> [SHORT PROBLEM] Where a line below holds the string "this", copy that line.

> [MATERIALS PROVIDED]
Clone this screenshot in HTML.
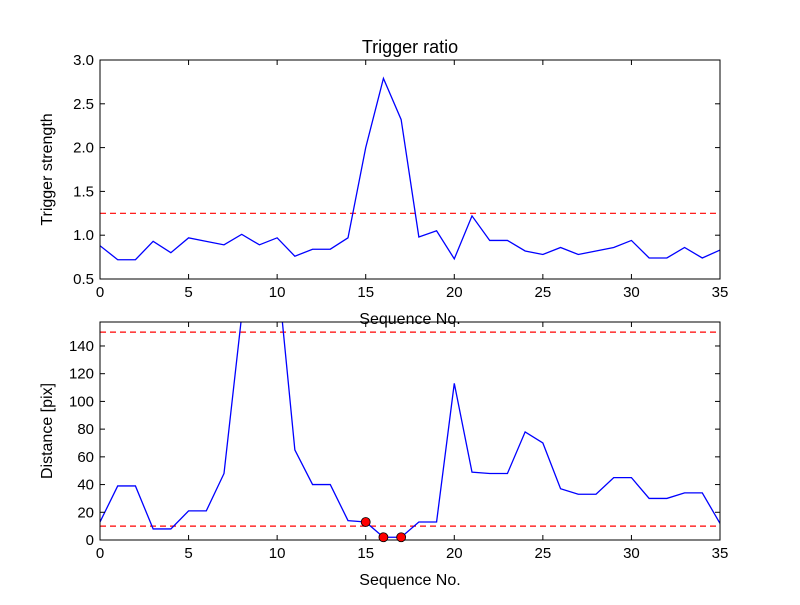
<!DOCTYPE html>
<html><head><meta charset="utf-8"><style>body{margin:0;background:#fff}svg text{font-family:"Liberation Sans","DejaVu Sans",sans-serif}</style></head>
<body>
<svg id="c" width="800" height="600"></svg>
<script>
const seq=[...Array(36).keys()];
const ratio=[0.88,0.72,0.72,0.93,0.80,0.97,0.93,0.89,1.01,0.89,0.97,0.76,0.84,0.84,0.97,2.0,2.79,2.32,0.98,1.05,0.73,1.22,0.94,0.94,0.82,0.78,0.86,0.78,0.82,0.86,0.94,0.74,0.74,0.86,0.74,0.83];
const dist=[13,39,39,8,8,21,21,48,162,250,196,65,40,40,14,13,2,2,13,13,113,49,48,48,78,70,37,33,33,45,45,30,30,34,34,12];
const marked=[15,16,17];
const ratioThresh=1.25;
const distThresh=[10,150];
const xTicks=[0,5,10,15,20,25,30,35];
const yTicksTop=[0.5,1.0,1.5,2.0,2.5,3.0];
const yTicksBot=[0,20,40,60,80,100,120,140];
const NS="http://www.w3.org/2000/svg";
const svg=document.getElementById('c');
function mk(t,a,p){const e=document.createElementNS(NS,t);for(const k in a)e.setAttribute(k,a[k]);(p||svg).appendChild(e);return e;}
function panel(id,top,bot,ymin,ymax,yt,fmt,data,ylab,thr,title){
 const L=100,R=720;
 const x=v=>L+(v-0)/35*(R-L), y=v=>bot-(v-ymin)/(ymax-ymin)*(bot-top);
 const g=mk('g',{});
 
 
 const cp=mk('clipPath',{id:'cp'+id},g);mk('rect',{x:L,y:top,width:R-L,height:bot-top},cp);
 thr.forEach(t=>{const l=mk('line',{x1:L,x2:R,y1:y(t),y2:y(t),stroke:'#f00','stroke-width':1.2,'stroke-dasharray':'6,4'},g);
  });
 const p=mk('polyline',{points:data.map((v,i)=>x(seq[i])+','+y(v)).join(' '),fill:'none',stroke:'#00f','stroke-width':1.3,'clip-path':'url(#cp'+id+')'},g);
 
 const fr=mk('rect',{x:L,y:top,width:R-L,height:bot-top,fill:'none',stroke:'#000','stroke-width':1},g);
 
 xTicks.forEach(t=>{mk('line',{x1:x(t),x2:x(t),y1:bot,y2:bot-5,stroke:'#000'},g);mk('line',{x1:x(t),x2:x(t),y1:top,y2:top+5,stroke:'#000'},g);
  const tx=mk('text',{x:x(t),y:bot+18,'text-anchor':'middle','font-size':15},g);tx.textContent=t;
  });
 yt.forEach(t=>{mk('line',{x1:L,x2:L+5,y1:y(t),y2:y(t),stroke:'#000'},g);mk('line',{x1:R,x2:R-5,y1:y(t),y2:y(t),stroke:'#000'},g);
  const tx=mk('text',{x:L-6,y:y(t)+5,'text-anchor':'end','font-size':15},g);tx.textContent=fmt(t);
  });
 const xl=mk('text',{x:410,y:bot+45,'text-anchor':'middle','font-size':16},g);xl.textContent='Sequence No.';
 
 const yl=mk('text',{x:0,y:0,'text-anchor':'middle','font-size':16,transform:`translate(${L-48},${(top+bot)/2}) rotate(-90)`},g);yl.textContent=ylab;
 
 if(title){const tt=mk('text',{x:410,y:top-7,'text-anchor':'middle','font-size':18},g);tt.textContent=title;
  }
 return {x,y,g};
}
panel('top',60,279,0.5,3.0,yTicksTop,t=>t.toFixed(1),ratio,'Trigger strength',[ratioThresh],'Trigger ratio');
const b=panel('bottom',322,540,0,157.3,yTicksBot,t=>t,dist,'Distance [pix]',distThresh,null);
marked.forEach(i=>{const c=mk('circle',{cx:b.x(seq[i]),cy:b.y(dist[i]),r:4.5,fill:'#f00',stroke:'#000','stroke-width':0.8},b.g);
 });
</script>
</body></html>
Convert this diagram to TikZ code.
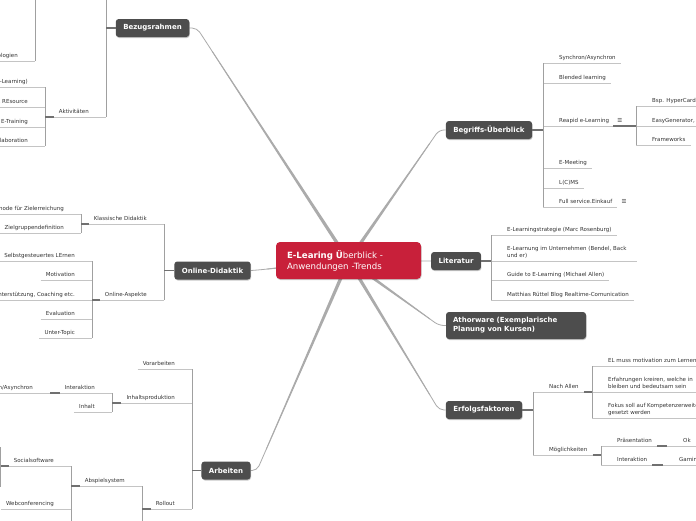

> [EXPECTED ANSWER]
Clone this screenshot in HTML.
Convert this diagram to TikZ code.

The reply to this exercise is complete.